Overview of Innovation
H2O.ai has unveiled two new vision-language models, H2OVL Mississippi-2B and H2OVL Mississippi-0.8B, aimed at enhancing document analysis and optical character recognition (OCR). These models are designed to compete with larger offerings from major tech companies while providing a more efficient solution for businesses that manage document-heavy workflows. The smaller model, H2OVL Mississippi-0.8B, has outperformed larger models in text recognition tasks, demonstrating that size isn’t everything in AI.
Key Features of the New Models
- H2OVL Mississippi-0.8B excels in the OCRBench Text Recognition task, outperforming models with billions of parameters.

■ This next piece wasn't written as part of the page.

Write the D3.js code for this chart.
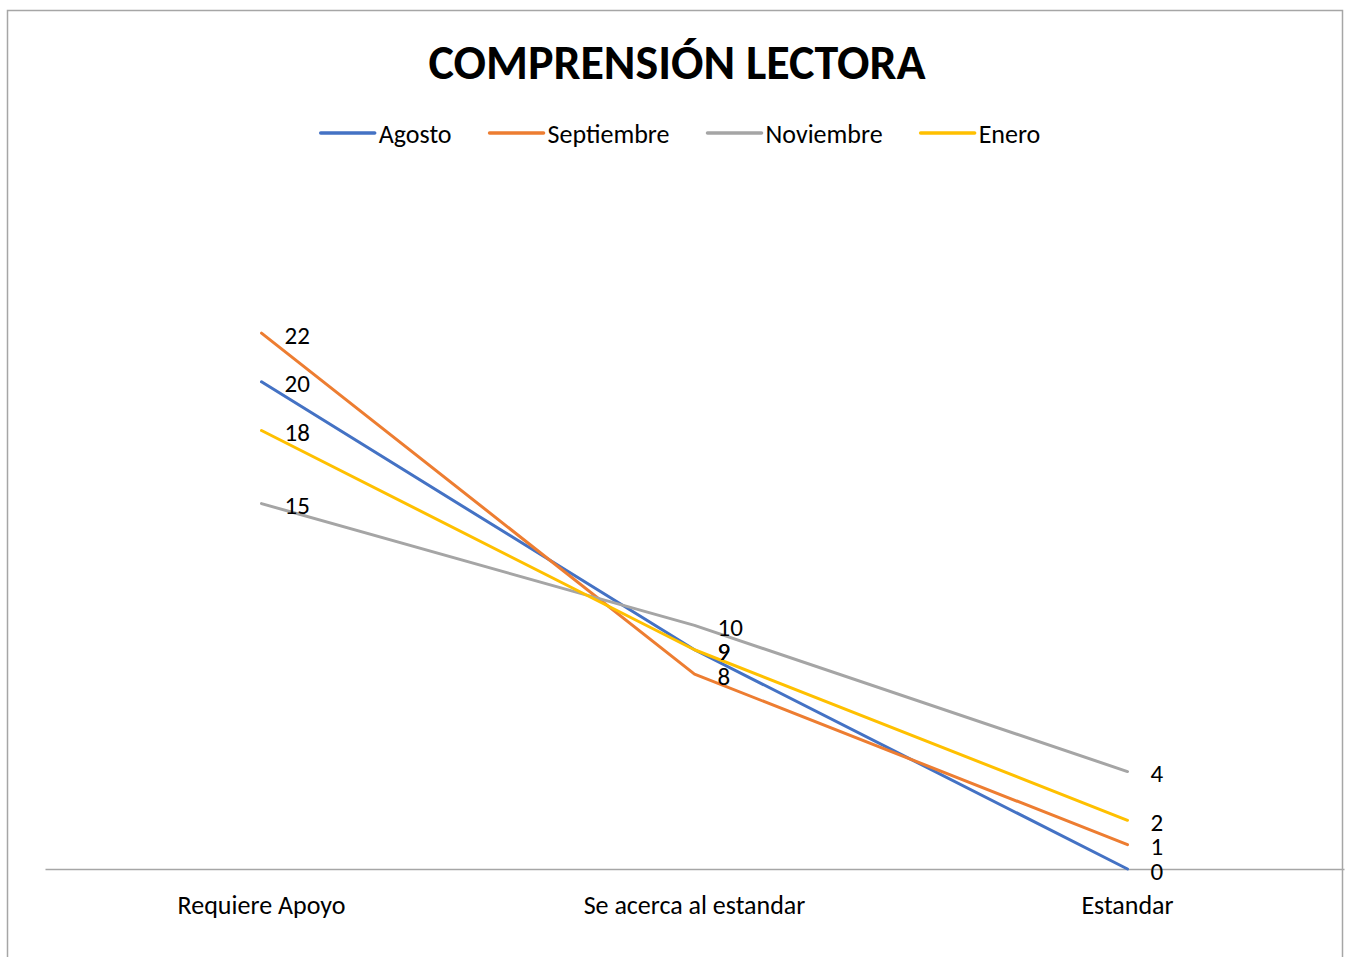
<!DOCTYPE html>
<html>
<head>
<meta charset="utf-8">
<script src="https://cdn.jsdelivr.net/npm/d3@7"></script>
<style>
  body { margin: 0; background: #fff; }
  text { font-family: Calibri, Carlito, Lato, sans-serif; fill: #000; }
</style>
</head>
<body>
<div class="canvas"></div>
<script>
const categories = ['Requiere Apoyo', 'Se acerca al estandar', 'Estandar'];
const seriesNames = ['Agosto', 'Septiembre', 'Noviembre', 'Enero'];
const agosto = [20, 9, 0];
const septiembre = [22, 8, 1];
const noviembre = [15, 10, 4];
const enero = [18, 9, 2];
const colors = ['#4472C4', '#ED7D31', '#A5A5A5', '#FFC000'];

const width = 1346, height = 957;

const svg = d3.select('.canvas')
    .append('svg')
    .attr('width', width)
    .attr('height', height);

// chart border
svg.append('rect')
    .attr('x', 7.5)
    .attr('y', 10.5)
    .attr('width', 1335)
    .attr('height', 980)
    .attr('fill', 'none')
    .attr('stroke', '#A6A6A6')
    .attr('stroke-width', 1.5);

const series = seriesNames.map((name, i) => ({
    name,
    color: colors[i],
    values: [agosto, septiembre, noviembre, enero][i]
}));

const x = d3.scaleBand()
    .domain(categories)
    .range([45, 1344]);

const y = d3.scaleLinear()
    .domain([0, 25])
    .range([869, 260]);

const cx = d => x(d) + x.bandwidth() / 2;

// axis
const xAxis = d3.axisBottom(x)
    .tickSize(0)
    .tickSizeOuter(0)
    .tickPadding(27);

const xAxisGroup = svg.append('g')
    .attr('transform', `translate(0, ${y(0)})`)
    .call(xAxis);

xAxisGroup.select('.domain')
    .attr('stroke', '#A6A6A6')
    .attr('stroke-width', 1.5);

xAxisGroup.selectAll('text')
    .style('font-family', 'Calibri, Carlito, Lato, sans-serif')
    .attr('font-size', 26)
    .attr('fill', '#000');

// lines
const line = d3.line()
    .x((d, i) => cx(categories[i]))
    .y(d => y(d));

svg.selectAll('path.series')
    .data(series)
    .enter()
    .append('path')
    .attr('class', 'series')
    .attr('d', d => line(d.values))
    .attr('fill', 'none')
    .attr('stroke', d => d.color)
    .attr('stroke-width', 3)
    .attr('stroke-linecap', 'round')
    .attr('stroke-linejoin', 'round');

// data labels
series.forEach(s => {
    svg.selectAll(null)
        .data(s.values)
        .enter()
        .append('text')
        .attr('x', (d, i) => cx(categories[i]) + 23)
        .attr('y', d => y(d) + 2)
        .attr('dominant-baseline', 'central')
        .attr('font-size', 25)
        .text(d => d);
});

// title
svg.append('text')
    .attr('x', 677)
    .attr('y', 62)
    .attr('text-anchor', 'middle')
    .attr('dominant-baseline', 'central')
    .attr('font-size', 48)
    .attr('font-weight', 'bold')
    .text('COMPRENSIÓN LECTORA');

// legend
const legend = svg.append('g');
let lx = 0;
series.forEach(s => {
    const g = legend.append('g').attr('transform', `translate(${lx}, 0)`);
    g.append('line')
        .attr('x1', 0).attr('x2', 54)
        .attr('y1', 0).attr('y2', 0)
        .attr('stroke', s.color)
        .attr('stroke-width', 3.5)
        .attr('stroke-linecap', 'round');
    const t = g.append('text')
        .attr('x', 58)
        .attr('y', 1)
        .attr('dominant-baseline', 'central')
        .attr('font-size', 26)
        .text(s.name);
    lx += 58 + t.node().getComputedTextLength() + 38;
});
const legendWidth = lx - 38;
legend.attr('transform', `translate(${680.5 - legendWidth / 2}, 133)`);
</script>
</body>
</html>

- H2OVL Mississippi-2B shows strong performance across various vision-language benchmarks, making it versatile for different applications.
- Both models are freely available on Hugging Face, allowing developers to adapt them for specific needs.
- The focus is on cost-effectiveness and efficiency, enabling businesses to implement AI solutions without heavy computational demands.
Significance of the Development
The introduction of these models is crucial as businesses seek more effective ways to process large volumes of documents. Traditional methods often fail with low-quality scans and complex handwriting. H2O.ai’s approach not only offers a resource-efficient alternative but also positions the company to disrupt the market dominated by larger tech firms. By prioritizing smaller, specialized models, H2O.ai is making AI more accessible, which could lead to broader adoption among enterprises looking for practical and efficient AI solutions.